| Goal |
Output, please, exactly those lines of the listing that come before the line with "(islabel) at (520,362)", along with that line itself.

| Raw records |

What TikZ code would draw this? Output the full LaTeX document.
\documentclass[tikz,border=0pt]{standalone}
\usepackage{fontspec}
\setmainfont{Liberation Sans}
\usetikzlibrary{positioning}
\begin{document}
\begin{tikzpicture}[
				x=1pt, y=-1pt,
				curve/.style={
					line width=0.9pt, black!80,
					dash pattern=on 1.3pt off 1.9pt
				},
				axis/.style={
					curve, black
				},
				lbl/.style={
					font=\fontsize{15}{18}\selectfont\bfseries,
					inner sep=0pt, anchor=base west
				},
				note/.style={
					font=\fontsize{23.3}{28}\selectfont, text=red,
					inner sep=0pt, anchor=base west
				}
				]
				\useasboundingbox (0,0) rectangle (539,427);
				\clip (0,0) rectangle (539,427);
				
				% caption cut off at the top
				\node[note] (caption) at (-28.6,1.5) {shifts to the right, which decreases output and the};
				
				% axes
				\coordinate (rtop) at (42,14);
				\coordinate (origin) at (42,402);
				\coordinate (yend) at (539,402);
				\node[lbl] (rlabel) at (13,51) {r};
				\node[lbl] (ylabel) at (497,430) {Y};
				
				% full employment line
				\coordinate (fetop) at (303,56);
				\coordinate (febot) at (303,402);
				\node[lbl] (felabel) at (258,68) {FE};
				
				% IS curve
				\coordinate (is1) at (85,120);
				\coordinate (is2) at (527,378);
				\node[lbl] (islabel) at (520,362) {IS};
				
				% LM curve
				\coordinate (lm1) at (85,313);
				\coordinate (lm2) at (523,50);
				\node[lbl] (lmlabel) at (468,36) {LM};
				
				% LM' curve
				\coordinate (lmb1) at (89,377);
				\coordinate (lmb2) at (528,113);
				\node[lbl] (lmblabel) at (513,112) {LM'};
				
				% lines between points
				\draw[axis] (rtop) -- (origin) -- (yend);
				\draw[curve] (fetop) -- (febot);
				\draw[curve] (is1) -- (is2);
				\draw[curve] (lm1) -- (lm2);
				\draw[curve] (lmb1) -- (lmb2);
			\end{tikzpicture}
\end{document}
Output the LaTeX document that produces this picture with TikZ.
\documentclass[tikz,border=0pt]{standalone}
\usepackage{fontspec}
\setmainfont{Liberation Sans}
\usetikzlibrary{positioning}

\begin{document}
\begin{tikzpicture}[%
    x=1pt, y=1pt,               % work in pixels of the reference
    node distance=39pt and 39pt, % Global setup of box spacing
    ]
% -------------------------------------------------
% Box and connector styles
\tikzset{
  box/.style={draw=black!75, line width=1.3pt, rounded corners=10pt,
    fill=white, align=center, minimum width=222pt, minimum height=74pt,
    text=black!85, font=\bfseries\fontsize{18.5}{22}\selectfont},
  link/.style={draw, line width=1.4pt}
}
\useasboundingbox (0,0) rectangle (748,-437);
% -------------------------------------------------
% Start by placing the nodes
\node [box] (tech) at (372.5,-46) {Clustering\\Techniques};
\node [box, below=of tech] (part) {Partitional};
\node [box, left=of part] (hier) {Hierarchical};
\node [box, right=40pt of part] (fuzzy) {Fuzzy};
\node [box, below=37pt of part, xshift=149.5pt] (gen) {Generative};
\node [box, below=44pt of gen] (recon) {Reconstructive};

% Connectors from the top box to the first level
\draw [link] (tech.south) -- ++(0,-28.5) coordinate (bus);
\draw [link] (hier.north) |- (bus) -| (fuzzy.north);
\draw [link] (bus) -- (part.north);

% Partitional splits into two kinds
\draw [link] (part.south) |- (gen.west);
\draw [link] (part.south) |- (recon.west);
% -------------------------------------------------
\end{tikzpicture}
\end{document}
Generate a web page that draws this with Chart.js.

| Correct response |
What TikZ code would draw this? Output the full LaTeX document.
\documentclass[tikz,border=0pt]{standalone}
\usepackage{fontspec}
\setmainfont{Liberation Sans}
\usetikzlibrary{positioning}
\begin{document}
\begin{tikzpicture}[
				x=1pt, y=-1pt,
				curve/.style={
					line width=0.9pt, black!80,
					dash pattern=on 1.3pt off 1.9pt
				},
				axis/.style={
					curve, black
				},
				lbl/.style={
					font=\fontsize{15}{18}\selectfont\bfseries,
					inner sep=0pt, anchor=base west
				},
				note/.style={
					font=\fontsize{23.3}{28}\selectfont, text=red,
					inner sep=0pt, anchor=base west
				}
				]
				\useasboundingbox (0,0) rectangle (539,427);
				\clip (0,0) rectangle (539,427);
				
				% caption cut off at the top
				\node[note] (caption) at (-28.6,1.5) {shifts to the right, which decreases output and the};
				
				% axes
				\coordinate (rtop) at (42,14);
				\coordinate (origin) at (42,402);
				\coordinate (yend) at (539,402);
				\node[lbl] (rlabel) at (13,51) {r};
				\node[lbl] (ylabel) at (497,430) {Y};
				
				% full employment line
				\coordinate (fetop) at (303,56);
				\coordinate (febot) at (303,402);
				\node[lbl] (felabel) at (258,68) {FE};
				
				% IS curve
				\coordinate (is1) at (85,120);
				\coordinate (is2) at (527,378);
				\node[lbl] (islabel) at (520,362) {IS};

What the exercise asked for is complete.